The Government of India will soon open a welfare centre for workers in Sharjah, Navdeep Singh Suri, Indian Ambassador said.
The Sharjah office will be the second Indian Workers Resource Centre (IWRC) in the UAE. The first IWRC was opened in Dubai in 2010, and functions as a welfare arm of the Indian embassy. And it currently caters to the 2.6 million Indian expats living in the UAE.
“The approvals have come from the government and we are already moving forward with the implementation. The new centre will cater to the Indian workers in Sharjah and peripheral areas,” Suri said.
Though the exact location of the centre is not known, an embassy official said it will be centrally located and will serve Indian workers in Sharjah and the Northern Emirates.

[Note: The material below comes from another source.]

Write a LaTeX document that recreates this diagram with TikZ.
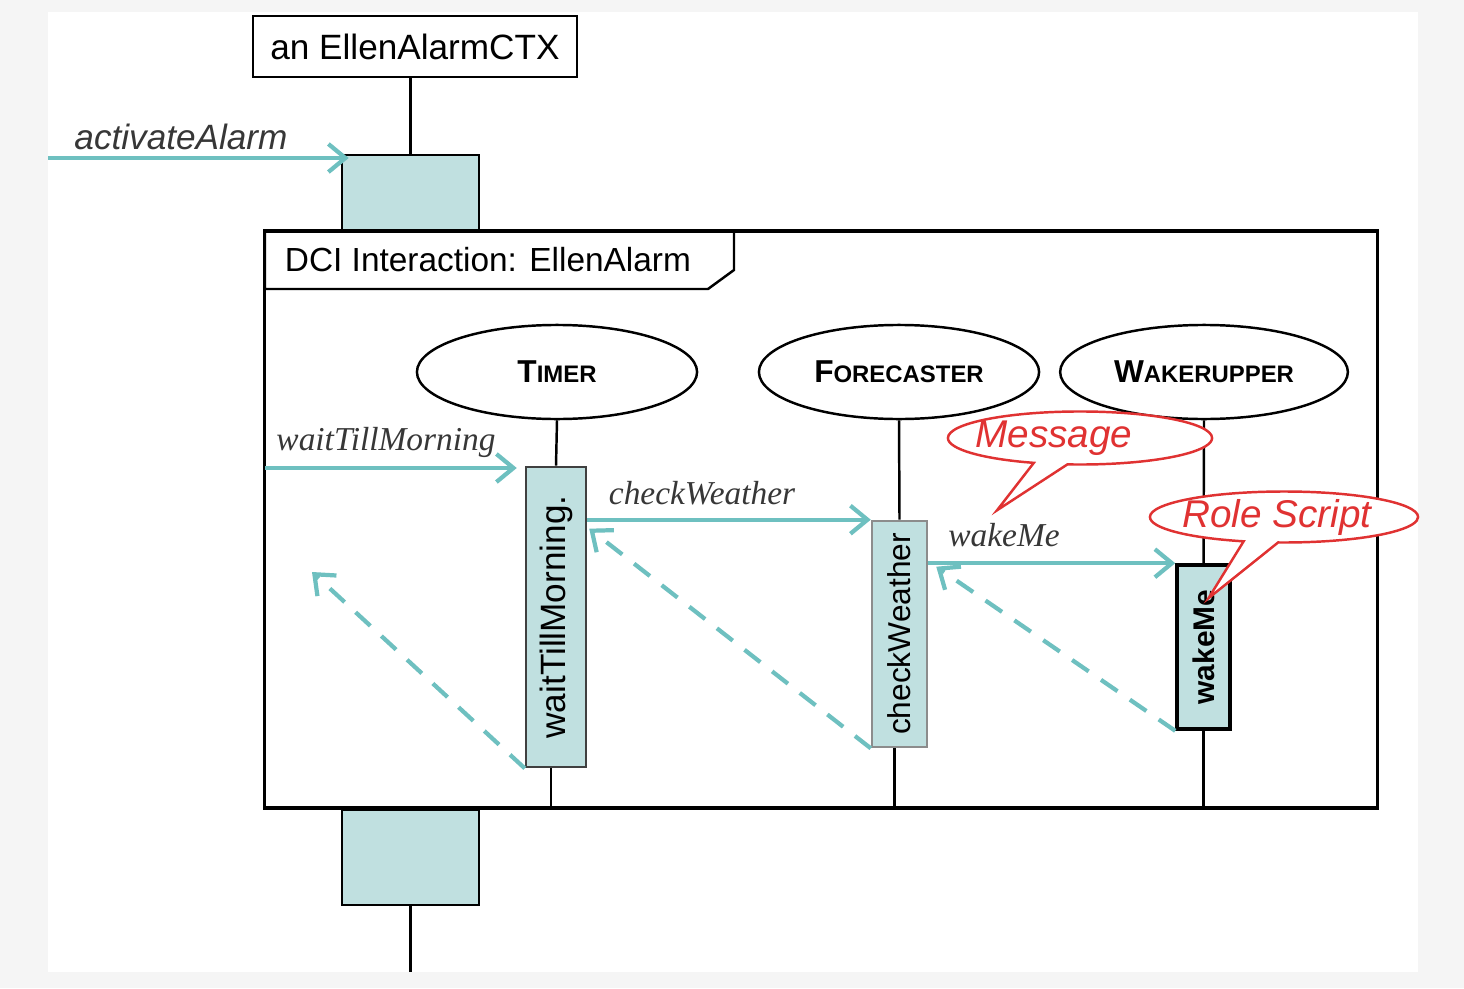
\documentclass[tikz,border=0pt]{standalone}
\usepackage{fontspec}
\setmainfont{Liberation Sans}
\newfontfamily\msgfont{Liberation Serif}
\usepackage{tikz}
\usetikzlibrary{positioning}
\usetikzlibrary{calc}
\usetikzlibrary{shapes.geometric}
\usetikzlibrary{shapes.callouts}
\usetikzlibrary{arrows.meta}
\definecolor{msgteal}{RGB}{110,192,192}
\definecolor{actfill}{RGB}{192,224,224}
\definecolor{notered}{RGB}{224,50,50}
\definecolor{labelgray}{RGB}{55,55,55}
\newcommand{\rolecaps}[2]{#1{\fontsize{6.8}{8}\selectfont #2}}

\begin{document}
\begin{tikzpicture}[x=0.01cm,y=-0.01cm,
  >={Straight Barb[length=1.7mm,width=2.8mm]},
  line width=0.7pt,
  msg/.style={->,draw=msgteal,line width=1.2pt},
  ret/.style={->,draw=msgteal,line width=1.2pt,dash pattern=on 0.2cm off 0.15cm},
  act/.style={draw,fill=actfill,inner sep=0pt},
  role/.style={draw,ellipse,minimum width=2.8cm,minimum height=0.94cm,font=\bfseries\fontsize{9}{11}\selectfont},
  note/.style={ellipse callout,draw=notered,text=notered,fill=white,inner sep=0pt,callout pointer arc=15,font=\itshape\fontsize{11}{13}\selectfont},
  mlabel/.style={text=labelgray,font=\msgfont\itshape\fontsize{9.5}{11}\selectfont}]
            \fill[black!4] (0,0) rectangle (1464,988);
            \fill[white] (48,12) rectangle (1418,972);
            \useasboundingbox (0,0) rectangle (1464,988);
            \node[draw,minimum width=3.24cm,minimum height=0.61cm,font=\fontsize{10}{12}\selectfont] (ctx) at (415,46.5) {an EllenAlarmCTX};
            \node[act,minimum width=1.37cm,minimum height=0.75cm] (topact) at (410.5,192.5) {};
            \node[act,minimum width=1.37cm,minimum height=0.95cm] (botact) at (410.5,857.5) {};
            \coordinate (ctxend) at (410.5,972);
            \draw (topact.north |- ctx.south) -- (topact.north);
            \draw (botact.south) -- (ctxend);
            \coordinate (alarmin) at (48,158);
            \draw[msg] (alarmin) -- ([xshift=0.08cm]topact.west |- alarmin);
            \node[font=\itshape\fontsize{10}{12}\selectfont,text=labelgray] (alarmlbl) at (181,137) {activateAlarm};
            \draw[fill=white] (265,231) -- (734,231) -- (734,270) -- (708,289) -- (265,289) -- cycle;
            \node[draw,line width=1pt,inner sep=0pt,minimum width=11.12cm,minimum height=5.77cm] (frame) at (821,519.5) {};
            \node[anchor=west,font=\fontsize{9.5}{12}\selectfont] (framelbl) at (272,260) {DCI Interaction: EllenAlarm};
            \node[role] (timer) at (557,372) {\rolecaps{T}{IMER}};
            \node[role] (forecaster) at (899,372) {\rolecaps{F}{ORECASTER}};
            \node[role] (wakerupper) at (1204,372) {\rolecaps{W}{AKERUPPER}};
            \node[act,draw=black!75,minimum width=0.6cm,minimum height=3.0cm,font=\fontsize{10}{12}\selectfont] (wtm) at (556,617) {\rotatebox{90}{waitTillMorning.}};
            \node[act,draw=black!45,minimum width=0.55cm,minimum height=2.26cm,font=\fontsize{9}{11}\selectfont] (cw) at (899.5,634) {\rotatebox{90}{checkWeather}};
            \node[act,line width=1pt,minimum width=0.53cm,minimum height=1.64cm,font=\bfseries\fontsize{8.5}{10}\selectfont] (wm) at (1203.5,647) {\rotatebox{90}{wakeMe}};
            \draw (timer.south) -- (wtm.north);
            \draw ([xshift=-0.05cm]wtm.south) -- ([xshift=-0.05cm]wtm.south |- frame.south);
            \draw (forecaster.south) -- (cw.north);
            \draw ([xshift=-0.05cm]cw.south) -- ([xshift=-0.05cm]cw.south |- frame.south);
            \draw (wakerupper.south) -- (wm.north);
            \draw (wm.south) -- (wm.south |- frame.south);
            \coordinate (wtmin) at (265,468);
            \coordinate (retin) at (312,572);
            \draw[msg] (wtmin) -- ([xshift=-0.08cm]wtm.north west |- wtmin);
            \draw[msg] (wtm.north east |- cw.north west) -- (cw.north west);
            \draw[msg] (cw.north east |- wm.north west) -- (wm.north west);
            \draw[ret] (wtm.south west) -- (retin);
            \draw[ret] (cw.south west) -- ($(wtm.north east)+(2,63)$);
            \draw[ret] (wm.south west) -- ($(cw.north east)+(8,47)$);
            \node[mlabel] (wtmlbl) at (386,442) {waitTillMorning};
            \node[mlabel] (cwlbl) at (702,493) {checkWeather};
            \node[mlabel] (wmlbl) at (1004,535) {wakeMe};
            \node[note,minimum width=2.64cm,minimum height=0.53cm,callout absolute pointer={($(wmlbl.north)+(-7,0)$)}] (msgnote) at (1080,438) {\hspace*{-0.52cm}Message};
            \node[note,minimum width=2.68cm,minimum height=0.5cm,callout absolute pointer={($(wm.north)+(5,35)$)}] (scriptnote) at (1284,517) {\hspace*{-0.14cm}Role Script};
        \end{tikzpicture}
\end{document}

“Various things have been considered while choosing Sharjah as the location. There is an increase in the number of Indian expats, and also a concentration of workers in Sharjah and the Northern Emirates. The centre will be located at a place easily accessible to workers,” said Dinesh Kumar, first secretary, community affairs at the embassy.
He said the new centre will provide similar services like that of the IWRC in Dubai, with the only difference being there will not be a toll-free helpline number.
“The Dubai office handles the helpline for all of the UAE, and hence there is no need to have a separate toll-free for Sharjah.”
Distressed Indians can call IWRC’s 24/7 multi-lingual helpline (80046342) and seek help in five languages – Hindi, English, Malayalam, Telugu and Tamil. The centre addresses the grievances of its community members through its experts who offer free legal, psychological, and financial counselling.
Like Dubai, Kumar said the Sharjah Centre will also have a walk-in counter where workers can submit petitions and seek appointments with experts.
In the first six months of 2017, the centre in Dubai received 11,700 calls and 640 visitors.
The IWRC also conducted 589 legal counselling sessions, 31 personal counselling sessions and 33 financial counselling sessions. Between the opening of the centre in November 2010 and till July 2016, it received 105,596 phone calls and 5,186 messages by fax, email and SMS.